[Charts and diagrams as code]
<<<<

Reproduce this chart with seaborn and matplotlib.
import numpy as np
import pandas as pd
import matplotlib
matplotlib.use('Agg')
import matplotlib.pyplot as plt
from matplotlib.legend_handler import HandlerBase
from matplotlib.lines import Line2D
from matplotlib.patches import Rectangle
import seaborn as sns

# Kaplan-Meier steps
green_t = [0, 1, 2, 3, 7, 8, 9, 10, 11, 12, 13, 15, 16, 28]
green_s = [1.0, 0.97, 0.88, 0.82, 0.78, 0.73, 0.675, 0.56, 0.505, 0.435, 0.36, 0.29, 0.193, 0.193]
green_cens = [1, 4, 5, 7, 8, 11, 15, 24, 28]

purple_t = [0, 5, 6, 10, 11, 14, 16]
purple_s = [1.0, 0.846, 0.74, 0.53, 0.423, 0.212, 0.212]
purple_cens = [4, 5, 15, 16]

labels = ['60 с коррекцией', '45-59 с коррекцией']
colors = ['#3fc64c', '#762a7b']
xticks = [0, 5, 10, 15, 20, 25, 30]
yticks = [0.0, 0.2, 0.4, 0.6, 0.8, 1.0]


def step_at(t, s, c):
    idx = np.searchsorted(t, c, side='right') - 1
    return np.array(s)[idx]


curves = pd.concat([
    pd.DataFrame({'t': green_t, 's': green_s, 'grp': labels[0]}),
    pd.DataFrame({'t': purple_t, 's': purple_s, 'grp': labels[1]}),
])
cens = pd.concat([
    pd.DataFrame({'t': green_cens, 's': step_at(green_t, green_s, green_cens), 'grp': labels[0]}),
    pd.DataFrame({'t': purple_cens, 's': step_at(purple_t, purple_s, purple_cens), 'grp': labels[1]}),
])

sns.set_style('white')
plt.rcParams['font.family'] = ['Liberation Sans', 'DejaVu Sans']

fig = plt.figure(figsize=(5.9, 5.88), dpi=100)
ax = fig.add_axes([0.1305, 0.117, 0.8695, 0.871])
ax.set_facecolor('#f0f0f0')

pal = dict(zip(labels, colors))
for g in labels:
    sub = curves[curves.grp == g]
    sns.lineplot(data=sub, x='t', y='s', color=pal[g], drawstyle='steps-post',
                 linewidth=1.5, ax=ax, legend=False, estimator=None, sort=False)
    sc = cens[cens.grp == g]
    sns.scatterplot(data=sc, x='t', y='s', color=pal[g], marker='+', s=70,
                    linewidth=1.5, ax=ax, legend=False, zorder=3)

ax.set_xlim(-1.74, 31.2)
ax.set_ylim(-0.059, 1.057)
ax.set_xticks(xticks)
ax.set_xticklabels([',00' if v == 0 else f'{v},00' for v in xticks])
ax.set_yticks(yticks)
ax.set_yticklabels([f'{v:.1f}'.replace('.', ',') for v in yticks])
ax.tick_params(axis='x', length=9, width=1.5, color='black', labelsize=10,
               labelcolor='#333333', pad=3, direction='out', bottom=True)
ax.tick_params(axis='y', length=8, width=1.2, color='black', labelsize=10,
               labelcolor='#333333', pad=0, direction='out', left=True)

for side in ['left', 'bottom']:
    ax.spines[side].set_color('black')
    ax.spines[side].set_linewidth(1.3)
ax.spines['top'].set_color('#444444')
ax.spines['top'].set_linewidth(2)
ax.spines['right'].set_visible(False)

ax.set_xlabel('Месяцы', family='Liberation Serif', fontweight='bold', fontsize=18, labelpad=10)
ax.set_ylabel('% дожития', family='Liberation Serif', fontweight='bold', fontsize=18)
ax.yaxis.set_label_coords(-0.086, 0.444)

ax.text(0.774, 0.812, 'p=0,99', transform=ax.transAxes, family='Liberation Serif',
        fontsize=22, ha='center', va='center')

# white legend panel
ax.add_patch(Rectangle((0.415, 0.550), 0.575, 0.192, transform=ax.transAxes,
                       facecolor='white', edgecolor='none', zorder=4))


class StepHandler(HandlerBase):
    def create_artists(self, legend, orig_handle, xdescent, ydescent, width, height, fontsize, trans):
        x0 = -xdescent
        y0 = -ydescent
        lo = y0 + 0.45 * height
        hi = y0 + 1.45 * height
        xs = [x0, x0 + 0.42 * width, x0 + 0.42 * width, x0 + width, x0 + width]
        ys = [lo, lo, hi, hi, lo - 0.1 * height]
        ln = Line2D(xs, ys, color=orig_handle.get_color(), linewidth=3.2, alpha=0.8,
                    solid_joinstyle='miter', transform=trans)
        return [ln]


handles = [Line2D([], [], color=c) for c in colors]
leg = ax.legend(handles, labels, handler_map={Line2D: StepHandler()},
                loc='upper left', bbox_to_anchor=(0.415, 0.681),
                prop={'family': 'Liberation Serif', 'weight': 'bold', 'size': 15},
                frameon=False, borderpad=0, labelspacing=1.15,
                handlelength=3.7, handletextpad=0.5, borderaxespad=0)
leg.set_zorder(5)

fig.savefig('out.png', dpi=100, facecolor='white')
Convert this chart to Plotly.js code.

>>>>

**Problem statement:** Write out the entries above once more, without altering anything.

**Answer to this exercise:**
Reproduce this chart with seaborn and matplotlib.
import numpy as np
import pandas as pd
import matplotlib
matplotlib.use('Agg')
import matplotlib.pyplot as plt
from matplotlib.legend_handler import HandlerBase
from matplotlib.lines import Line2D
from matplotlib.patches import Rectangle
import seaborn as sns

# Kaplan-Meier steps
green_t = [0, 1, 2, 3, 7, 8, 9, 10, 11, 12, 13, 15, 16, 28]
green_s = [1.0, 0.97, 0.88, 0.82, 0.78, 0.73, 0.675, 0.56, 0.505, 0.435, 0.36, 0.29, 0.193, 0.193]
green_cens = [1, 4, 5, 7, 8, 11, 15, 24, 28]

purple_t = [0, 5, 6, 10, 11, 14, 16]
purple_s = [1.0, 0.846, 0.74, 0.53, 0.423, 0.212, 0.212]
purple_cens = [4, 5, 15, 16]

labels = ['60 с коррекцией', '45-59 с коррекцией']
colors = ['#3fc64c', '#762a7b']
xticks = [0, 5, 10, 15, 20, 25, 30]
yticks = [0.0, 0.2, 0.4, 0.6, 0.8, 1.0]


def step_at(t, s, c):
    idx = np.searchsorted(t, c, side='right') - 1
    return np.array(s)[idx]


curves = pd.concat([
    pd.DataFrame({'t': green_t, 's': green_s, 'grp': labels[0]}),
    pd.DataFrame({'t': purple_t, 's': purple_s, 'grp': labels[1]}),
])
cens = pd.concat([
    pd.DataFrame({'t': green_cens, 's': step_at(green_t, green_s, green_cens), 'grp': labels[0]}),
    pd.DataFrame({'t': purple_cens, 's': step_at(purple_t, purple_s, purple_cens), 'grp': labels[1]}),
])

sns.set_style('white')
plt.rcParams['font.family'] = ['Liberation Sans', 'DejaVu Sans']

fig = plt.figure(figsize=(5.9, 5.88), dpi=100)
ax = fig.add_axes([0.1305, 0.117, 0.8695, 0.871])
ax.set_facecolor('#f0f0f0')

pal = dict(zip(labels, colors))
for g in labels:
    sub = curves[curves.grp == g]
    sns.lineplot(data=sub, x='t', y='s', color=pal[g], drawstyle='steps-post',
                 linewidth=1.5, ax=ax, legend=False, estimator=None, sort=False)
    sc = cens[cens.grp == g]
    sns.scatterplot(data=sc, x='t', y='s', color=pal[g], marker='+', s=70,
                    linewidth=1.5, ax=ax, legend=False, zorder=3)

ax.set_xlim(-1.74, 31.2)
ax.set_ylim(-0.059, 1.057)
ax.set_xticks(xticks)
ax.set_xticklabels([',00' if v == 0 else f'{v},00' for v in xticks])
ax.set_yticks(yticks)
ax.set_yticklabels([f'{v:.1f}'.replace('.', ',') for v in yticks])
ax.tick_params(axis='x', length=9, width=1.5, color='black', labelsize=10,
               labelcolor='#333333', pad=3, direction='out', bottom=True)
ax.tick_params(axis='y', length=8, width=1.2, color='black', labelsize=10,
               labelcolor='#333333', pad=0, direction='out', left=True)

for side in ['left', 'bottom']:
    ax.spines[side].set_color('black')
    ax.spines[side].set_linewidth(1.3)
ax.spines['top'].set_color('#444444')
ax.spines['top'].set_linewidth(2)
ax.spines['right'].set_visible(False)

ax.set_xlabel('Месяцы', family='Liberation Serif', fontweight='bold', fontsize=18, labelpad=10)
ax.set_ylabel('% дожития', family='Liberation Serif', fontweight='bold', fontsize=18)
ax.yaxis.set_label_coords(-0.086, 0.444)

ax.text(0.774, 0.812, 'p=0,99', transform=ax.transAxes, family='Liberation Serif',
        fontsize=22, ha='center', va='center')

# white legend panel
ax.add_patch(Rectangle((0.415, 0.550), 0.575, 0.192, transform=ax.transAxes,
                       facecolor='white', edgecolor='none', zorder=4))


class StepHandler(HandlerBase):
    def create_artists(self, legend, orig_handle, xdescent, ydescent, width, height, fontsize, trans):
        x0 = -xdescent
        y0 = -ydescent
        lo = y0 + 0.45 * height
        hi = y0 + 1.45 * height
        xs = [x0, x0 + 0.42 * width, x0 + 0.42 * width, x0 + width, x0 + width]
        ys = [lo, lo, hi, hi, lo - 0.1 * height]
        ln = Line2D(xs, ys, color=orig_handle.get_color(), linewidth=3.2, alpha=0.8,
                    solid_joinstyle='miter', transform=trans)
        return [ln]


handles = [Line2D([], [], color=c) for c in colors]
leg = ax.legend(handles, labels, handler_map={Line2D: StepHandler()},
                loc='upper left', bbox_to_anchor=(0.415, 0.681),
                prop={'family': 'Liberation Serif', 'weight': 'bold', 'size': 15},
                frameon=False, borderpad=0, labelspacing=1.15,
                handlelength=3.7, handletextpad=0.5, borderaxespad=0)
leg.set_zorder(5)

fig.savefig('out.png', dpi=100, facecolor='white')
Convert this chart to Plotly.js code.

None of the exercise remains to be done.